Memperhatikan uraian diatas , klaim yang menyatakan kitab Kutara Manawa Sastra tiruan hukum syariat Islam hanyalah klaim kosong yang hanya berlandaskan logika yang keliru. Tidak layak disebut sebagai kebenaran melainkan pembenaran .
Klaim ketiga, Klaim Penggunaan Bahasa Lokal
Penggunaan bahasa penduduk atau menerapkan politik bahasa penduduk , saya tidak begitu memahami maksudnya. mungkin model penerapan bahasa menyesuaikan dengan penduduk local , mungkin hal tersebut dikira merupakan cara penerapan ajaran islam.
Dalam tradisi hindu , penggunaan bahasa local dalam menterjemahkan ajaran veda tersirat didalam ajaran Manawa Dharmasastra VII.10 , yang berbunyi :
karyam so’vekso saktimca, desa-kala-ca tatvatah,
kurute dharmassddhiyartham, viswarupam punah-punah.
Artinya:
Menyukseskan tujuan dharma hendaknya dijalankan dengan lima pertimbangan: iksa (Tujuan), sakti (kemampuan), desa (aturan setempat) dan kala (waktu) dan tidak boleh bertentangan dengan tattwa (kebenaran).
Sloka diatas menegaskan bahwa didalam mempraktekan aturan dan ajaran Dharma hendaknya dilaksanakan berdasarkan: Iksa (Tujuan), Sakti (kemampuan), Desa (wilayah), Kala (waktu, perkembangan jaman), Tatva (sastra dan keadaan), untuk menyukseskan tujuan dharma dalam kehidupan sehari-hari. Hal ini merupakan sebuah jawaban mengapa Hindu Nusantara berbeda dengan Hindu India, Hindu bali berbeda dengan Hindu Jawa , Hindu Kalimantan berbeda dengan Hindu Lombok, dan mengapa pula ajaran Hindu dalam prateknya selalu meyesuaikan dengan Perkembangan Jaman dan sesuai wilayah dimana penganutnya berada. Demikian pula halnya dengan bahasa yang digunakan. Contoh misalnya ; kitab Mahabharata pada jaman dahulu dirubah menggunakan bahasa Jawa kuno. Banyak sekali kitab Hindu yang berbahasa jawa kuno yang merupakan tafsiran dari kitab Hindu yang berbahasa sansekerta.
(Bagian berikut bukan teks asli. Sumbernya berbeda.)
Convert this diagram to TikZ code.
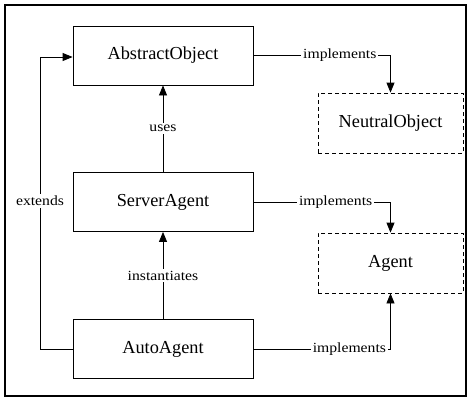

Kalau agama lain, apakah meninggakan jejak yang kitabnya berbahasa local dari jaman dahulu?.
Masih banyak lagi pernyataan yang nyeleneh yang patut ditumbangkan , seperti misalkan pernyataan yang mengungkapkan bahwa Mahapatih Gajah Mada adalah seorang Muslim, benar-benar tertawa geli membaca pernyataan seperti itu. Mungkin sang penulis buku tersebut ingin mencari popularitas dan menjual karya tulis controversial sehingga laris terjual. Sungguh sangat disayangkan jika mereka bertindak seperti itu, namun kita sangat bersyukur , masyarakat Indonesia bukan masyarakat yang gampang dibodohi apalagi dikibuli dengan memutar balikan sejarah.